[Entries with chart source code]
** begin **

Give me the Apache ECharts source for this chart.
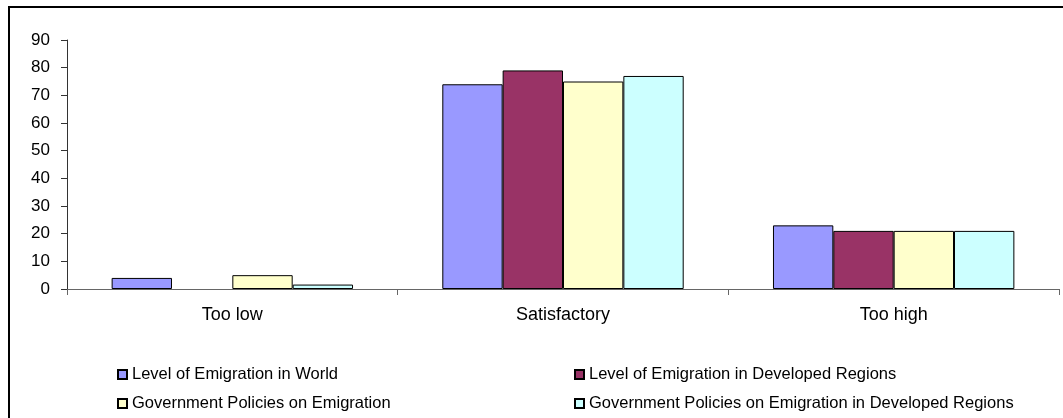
<!DOCTYPE html>
<html>
<head>
<meta charset="utf-8">
<script src="https://cdn.jsdelivr.net/npm/echarts@6/dist/echarts.min.js"></script>
<style>
html,body{margin:0;padding:0;background:#fff;}
#chart{width:1063px;height:418px;}
</style>
</head>
<body>
<div id="chart"></div>
<script>
const categories = ['Too low', 'Satisfactory', 'Too high'];
const seriesNames = [
  'Level of Emigration in World',
  'Level of Emigration in Developed Regions',
  'Government Policies on Emigration',
  'Government Policies on Emigration in Developed Regions'
];
const levelWorld = [4, 74, 23];
const levelDeveloped = [null, 79, 21];
const policiesWorld = [5, 75, 21];
const policiesDeveloped = [1.6, 77, 21];
const colors = ['#9999FF', '#993366', '#FFFFCC', '#CCFFFF'];
const yMax = 90, yInterval = 10;

const values = [levelWorld, levelDeveloped, policiesWorld, policiesDeveloped];
const font = 'Liberation Sans, Arial, sans-serif';
const legendPos = [[112, 361], [569, 361], [112, 390], [569, 390]];

const chart = echarts.init(document.getElementById('chart'), null, {renderer: 'canvas'});
chart.setOption({
  animation: false,
  backgroundColor: '#fff',
  textStyle: {fontFamily: font},
  graphic: [{
    type: 'rect',
    shape: {x: 9, y: 7, width: 1200, height: 600},
    style: {fill: null, stroke: '#000', lineWidth: 2},
    silent: true
  }],
  grid: {left: 67, right: 4, top: 40, bottom: 129, containLabel: false},
  xAxis: {
    type: 'category',
    data: categories,
    axisLine: {lineStyle: {color: '#666', width: 1}},
    axisTick: {show: true, length: 6, lineStyle: {color: '#666'}},
    axisLabel: {color: '#000', fontSize: 18, margin: 17, fontFamily: font},
    splitLine: {show: false}
  },
  yAxis: {
    type: 'value',
    min: 0, max: yMax, interval: yInterval,
    axisLine: {show: true, lineStyle: {color: '#333', width: 1}},
    axisTick: {show: true, length: 6, lineStyle: {color: '#333'}},
    axisLabel: {color: '#000', fontSize: 17, margin: 17, fontFamily: font},
    splitLine: {show: false}
  },
  legend: seriesNames.map((name, i) => ({
    data: [name],
    left: legendPos[i][0], top: legendPos[i][1],
    itemWidth: 9, itemHeight: 9,
    icon: 'rect',
    textStyle: {fontSize: 16.5, color: '#000', fontFamily: font},
    selectedMode: false
  })),
  series: seriesNames.map((name, i) => ({
    name: name,
    type: 'bar',
    data: values[i],
    barGap: '0%',
    barCategoryGap: '27%',
    itemStyle: {color: colors[i], borderColor: '#000', borderWidth: 1}
  }))
});
</script>
</body>
</html>
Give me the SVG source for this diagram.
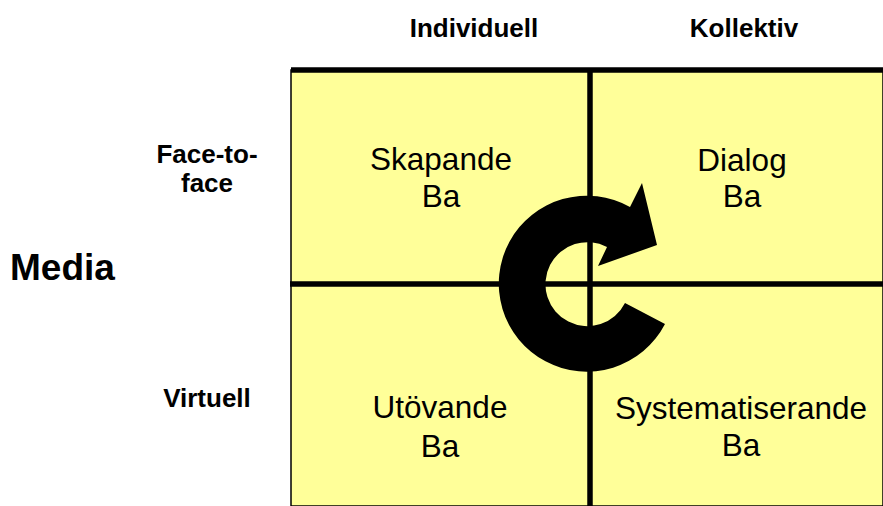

** end **

- DESCRIPTION OF THE TASK
Please reproduce the listing exactly from its opening line through the line that contains "390], [569, 390]];", both included, with all pictures omitted.

- SOLVED EXERCISE
Give me the Apache ECharts source for this chart.
<!DOCTYPE html>
<html>
<head>
<meta charset="utf-8">
<script src="https://cdn.jsdelivr.net/npm/echarts@6/dist/echarts.min.js"></script>
<style>
html,body{margin:0;padding:0;background:#fff;}
#chart{width:1063px;height:418px;}
</style>
</head>
<body>
<div id="chart"></div>
<script>
const categories = ['Too low', 'Satisfactory', 'Too high'];
const seriesNames = [
  'Level of Emigration in World',
  'Level of Emigration in Developed Regions',
  'Government Policies on Emigration',
  'Government Policies on Emigration in Developed Regions'
];
const levelWorld = [4, 74, 23];
const levelDeveloped = [null, 79, 21];
const policiesWorld = [5, 75, 21];
const policiesDeveloped = [1.6, 77, 21];
const colors = ['#9999FF', '#993366', '#FFFFCC', '#CCFFFF'];
const yMax = 90, yInterval = 10;

const values = [levelWorld, levelDeveloped, policiesWorld, policiesDeveloped];
const font = 'Liberation Sans, Arial, sans-serif';
const legendPos = [[112, 361], [569, 361], [112, 390], [569, 390]];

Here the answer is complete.